Can't use the beach if you can't get there
By Bonnie Phillips / ecoRI News staff
There are obstacles when it comes to sharing marine space,
infrastructure, and resources in Rhode Island, a recent study found.Photo by Will Collette
With the usage of the state’s coastal and offshore waters increasing, University of Rhode Island professor of marine affairs David Bidwell wanted to understand what current and potential marine multi-use opportunities might exist.
So he, along with Tiffany Smythe, associate
professor of maritime governance at the Coast Guard Academy, and Di Jin, senior
scientist at the Woods Hole Oceanographic Institution Marine Policy Center, put
together focus groups consisting of small-scale business owners from commercial
and recreational fisheries, aquaculture, marine educators, and tour boat
operators, as well as surfers, kayakers, sailors, and boaters.
What they found, Bidwell said, was that “There wasn’t a lot
of clamoring for, ‘Oh, we love multi-use, and here are these opportunities.’ It
was mostly this idea of, ‘Well, we deal with multi-use because we have to.’”
The idea that different marine businesses can share space,
infrastructure, and resources has been touted as a way to find mutual benefits
and reduce use conflicts — like using offshore wind turbines as staging areas
for aquaculture farms or infrastructure for environmental data collection.
But the researchers found that lack of parking and other
shoreline access issues are an obstacle to multi-use of coastal waters in Rhode
Island.
“What we found, particularly with an increase in on-water recreation, is that the demand for that limited supply of access points has just gone sort of sky high. And so there is this real feeling of this need for more multi-use access points and access facilities. If you want to expand multi-use, then having parking, bathrooms, changing rooms, all those sorts of things is really a limiting factor, and we never really thought of that,” Bidwell said.

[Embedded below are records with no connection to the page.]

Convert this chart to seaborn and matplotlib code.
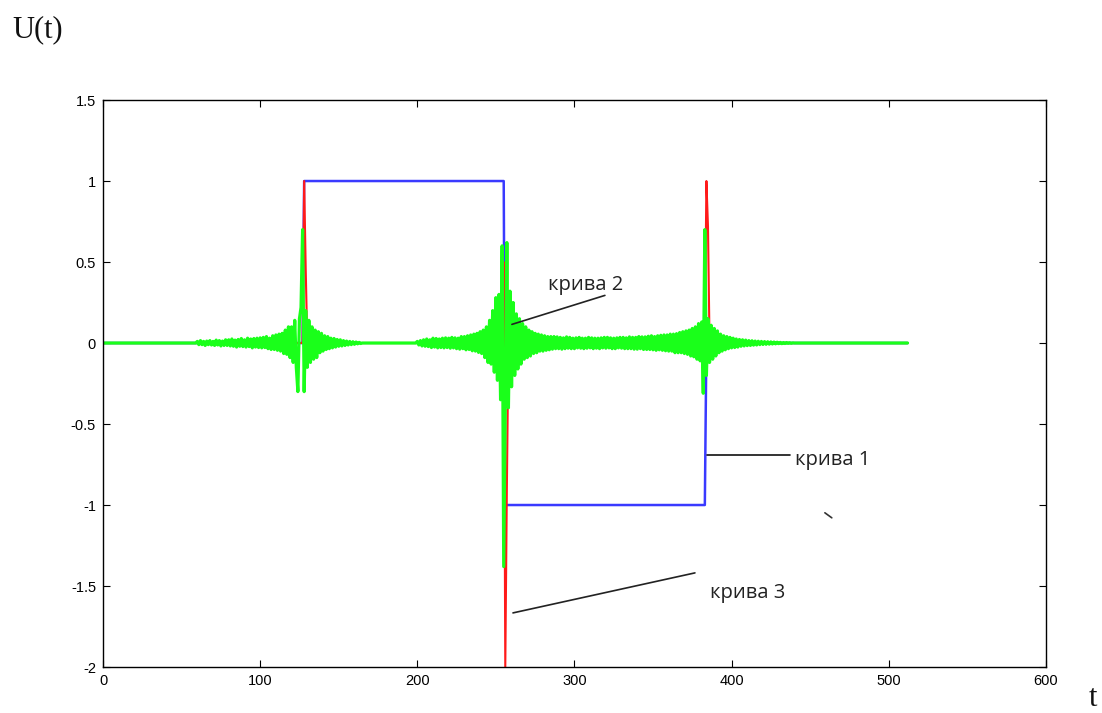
import numpy as np
import pandas as pd
import matplotlib.pyplot as plt
import seaborn as sns

# ---- data ----
n_samples = 513  # t = 0 .. 512

# curve 1 (blue): piecewise levels
blue_levels = [0, 1, -1, 0]
blue_counts = [128, 128, 128, 129]

# curve 3 (red): spikes, zero elsewhere
red_t = [128, 129, 255, 256, 257, 384, 385]
red_u = [1.0, 0.45, 0.5, -2.0, -0.9, 1.0, 0.72]

# curve 2 (green): oscillation around the jumps, zero elsewhere
green_a_start = 60
green_a = [
    0.01, -0.01, 0.015, -0.01, 0.01, -0.015, 0.012, -0.01, 0.015, -0.012,
    0.01, -0.015, 0.018, -0.012, 0.015, -0.018, 0.012, -0.015, 0.02, -0.015,
    0.02, -0.018, 0.025, -0.02, 0.018, -0.025, 0.022, -0.02, 0.028, -0.022,
    0.02, -0.025, 0.03, -0.022, 0.025, -0.03, 0.028, -0.025, 0.03, -0.028,
    0.032, -0.03, 0.035, -0.028, 0.04, -0.035, 0.03, -0.04, 0.045, -0.04,
    0.05, -0.045, 0.055, -0.05, 0.06, -0.065, 0.08, -0.07, 0.1, -0.09,
    0.1, -0.12, 0.14, -0.15, -0.3, 0.15, 0.22, 0.7, -0.3, 0.2,
    -0.15, 0.14, -0.12, 0.1, -0.1, 0.08, -0.09, 0.07, -0.06, 0.06,
    -0.05, 0.045, -0.04, 0.04, -0.035, 0.03, -0.03, 0.028, -0.025, 0.022,
    -0.02, 0.02, -0.018, 0.015, -0.015, 0.012, -0.012, 0.01, -0.01, 0.008,
    -0.008, 0.006, -0.005, 0.004, -0.003, 0.0,
]
green_b_start = 200
green_b = [
    0.01, -0.012, 0.015, -0.018, 0.02, -0.02, 0.025, -0.022, 0.02, -0.028,
    0.03, -0.025, 0.028, -0.03, 0.025, -0.028, 0.03, -0.03, 0.032, -0.028,
    0.03, -0.032, 0.035, -0.03, 0.032, -0.035, 0.03, -0.038, 0.04, -0.035,
    0.04, -0.042, 0.045, -0.04, 0.05, -0.048, 0.055, -0.05, 0.06, -0.058,
    0.07, -0.065, 0.08, -0.09, 0.1, -0.12, 0.14, -0.13, 0.2, -0.18,
    0.28, -0.23, 0.3, -0.35, 0.6, -1.38, -0.35, 0.62, -0.4, 0.32,
    -0.27, 0.25, -0.2, 0.18, -0.16, 0.15, -0.13, 0.12, -0.1, 0.1,
    -0.09, 0.08, -0.08, 0.07, -0.065, 0.06, -0.06, 0.055, -0.05, 0.05,
    -0.05, 0.045, -0.045, 0.04, -0.042, 0.04, -0.038, 0.04, -0.035, 0.038,
    -0.035, 0.035, -0.038, 0.032, -0.035, 0.038, -0.032, 0.035, -0.035, 0.03,
    -0.035, 0.032, -0.03, 0.035, -0.032, 0.03, -0.035, 0.03, -0.032, 0.035,
    -0.03, 0.032, -0.035, 0.03, -0.032, 0.03, -0.035, 0.032, -0.03, 0.035,
    -0.032, 0.035, -0.03, 0.032, -0.035, 0.03, -0.035, 0.032, -0.03, 0.035,
    -0.032, 0.035, -0.035, 0.032, -0.035, 0.038, -0.035, 0.035, -0.038, 0.035,
    -0.038, 0.04, -0.035, 0.038, -0.04, 0.038, -0.04, 0.042, -0.04, 0.045,
    -0.042, 0.04, -0.045, 0.045, -0.042, 0.048, -0.045, 0.05, -0.048, 0.05,
    -0.05, 0.055, -0.05, 0.055, -0.06, 0.058, -0.06, 0.065, -0.06, 0.07,
    -0.065, 0.075, -0.07, 0.08, -0.08, 0.09, -0.085, 0.1, -0.1, 0.12,
    -0.11, 0.13, -0.31, 0.7, -0.2, 0.15, -0.12, 0.11, -0.1, 0.09,
    -0.08, 0.075, -0.06, 0.055, -0.05, 0.045, -0.042, 0.04, -0.035, 0.035,
    -0.03, 0.03, -0.028, 0.025, -0.025, 0.022, -0.02, 0.02, -0.018, 0.018,
    -0.016, 0.015, -0.015, 0.014, -0.013, 0.012, -0.012, 0.011, -0.01, 0.01,
    -0.009, 0.009, -0.008, 0.008, -0.007, 0.007, -0.006, 0.006, -0.005, 0.005,
    -0.004, 0.004, -0.004, 0.003, -0.003, 0.003, -0.002, 0.002, -0.002, 0.001,
    0.0,
]

x_ticks = [0, 100, 200, 300, 400, 500, 600]
y_ticks = [-2, -1.5, -1, -0.5, 0, 0.5, 1, 1.5]
y_ticklabels = ['-2', '-1.5', '-1', '-0.5', '0', '0.5', '1', '1.5']

# ---- build series ----
t = np.arange(n_samples)
blue = np.repeat(blue_levels, blue_counts).astype(float)
red = np.zeros(n_samples)
red[red_t] = red_u
green = np.zeros(n_samples)
green[green_a_start:green_a_start + len(green_a)] = green_a
green[green_b_start:green_b_start + len(green_b)] = green_b

df = pd.DataFrame({'t': t, 'blue': blue, 'red': red, 'green': green})

sns.set_theme(style='white')
plt.rcParams['font.family'] = ['Liberation Sans', 'DejaVu Sans']

fig = plt.figure(figsize=(11.02, 7.13), dpi=100)
ax = fig.add_axes([0.0935, 0.0645, 0.8555, 0.7952])

sns.lineplot(data=df, x='t', y='blue', color='#3a3aff', lw=1.8, estimator=None, sort=False, ax=ax)
sns.lineplot(data=df, x='t', y='red', color='#ff1a1a', lw=1.5, estimator=None, sort=False, ax=ax)
sns.lineplot(data=df, x='t', y='green', color='#1aff1a', lw=2.3, estimator=None, sort=False, ax=ax)

ax.set_xlim(0, 600)
ax.set_ylim(-2, 1.5)
ax.set_xticks(x_ticks)
ax.set_xticklabels([str(v) for v in x_ticks])
ax.set_yticks(y_ticks)
ax.set_yticklabels(y_ticklabels)
ax.tick_params(direction='in', bottom=True, left=True, top=True, right=True,
               labelbottom=True, labelleft=True, labeltop=False, labelright=False,
               labelsize=10.5, length=5, width=0.8, colors='black', pad=5)
ax.set_xlabel('')
ax.set_ylabel('')
for s in ax.spines.values():
    s.set_color('black')
    s.set_linewidth(1.0)

# annotations
lbl_font = dict(family=['Open Sans', 'DejaVu Sans'], fontsize=14.5, color='#222222')
ax.plot([260.2, 319.4], [0.115, 0.294], color='#222222', lw=1.2)
ax.text(283, 0.36, 'крива 2', va='center', ha='left', **lbl_font)
ax.plot([384.3, 437.1], [-0.69, -0.69], color='#111111', lw=1.2)
ax.text(440.3, -0.72, 'крива 1', va='center', ha='left', **lbl_font)
ax.plot([260.9, 376.7], [-1.666, -1.419], color='#222222', lw=1.2)
ax.text(386.2, -1.545, 'крива 3', va='center', ha='left', **lbl_font)
ax.plot([459.4, 463.8], [-1.048, -1.079], color='#333333', lw=1.2)

fig.text(12 / 1102, 1 - 30 / 713, 'U(t)', family=['Liberation Serif', 'DejaVu Serif'],
         fontsize=22, va='center', ha='left', color='#111111')
fig.text(1089 / 1102, 1 - 698 / 713, 't', family=['Liberation Serif', 'DejaVu Serif'],
         fontsize=22, va='center', ha='left', color='#111111')

fig.savefig('out.png', dpi=100)
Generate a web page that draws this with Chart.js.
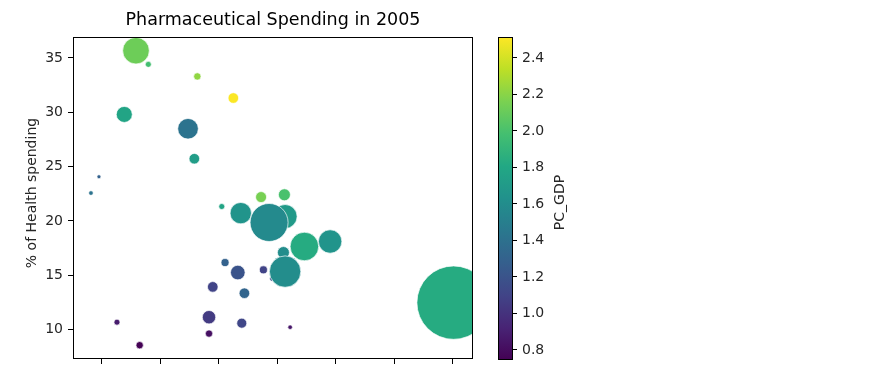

“If you want to say, ‘Oh, let’s increase coastal
tourism around aquaculture’ or other things, you need a place that you can
safely get them on the water,” he added.
The researchers found that uses that had a long tradition of
sharing space seemed to more or less amicably co-exist — for instance, sailing
race organizers coordinated with commercial shippers so they could stay out of
each other’s way.
Newer uses, and ones that involved more permanent structures
in the water, however, were leading to conflicts, they found.
“When you talk about things like offshore wind or
aquaculture, where you have these static uses that are there, that sort of
raises these values-based conflicts of ‘What is the marine environment for?
Should you be able to basically privatize [marine] areas?’” Bidwell said. “And
then when you get lots of new players, there’s more opportunity for conflict.”
At this point in their research, Bidwell said, it seems that
expanding multi-use marine opportunities in Rhode Island for small businesses
is “going to require a real effort from the policy makers to make that actually
happen.”
Work on the project will continue into the fall with a
second round of focus groups intended to bring the small operators in with
other interests, such as larger operators or resource managers, to talk about
potential areas of future multi-use.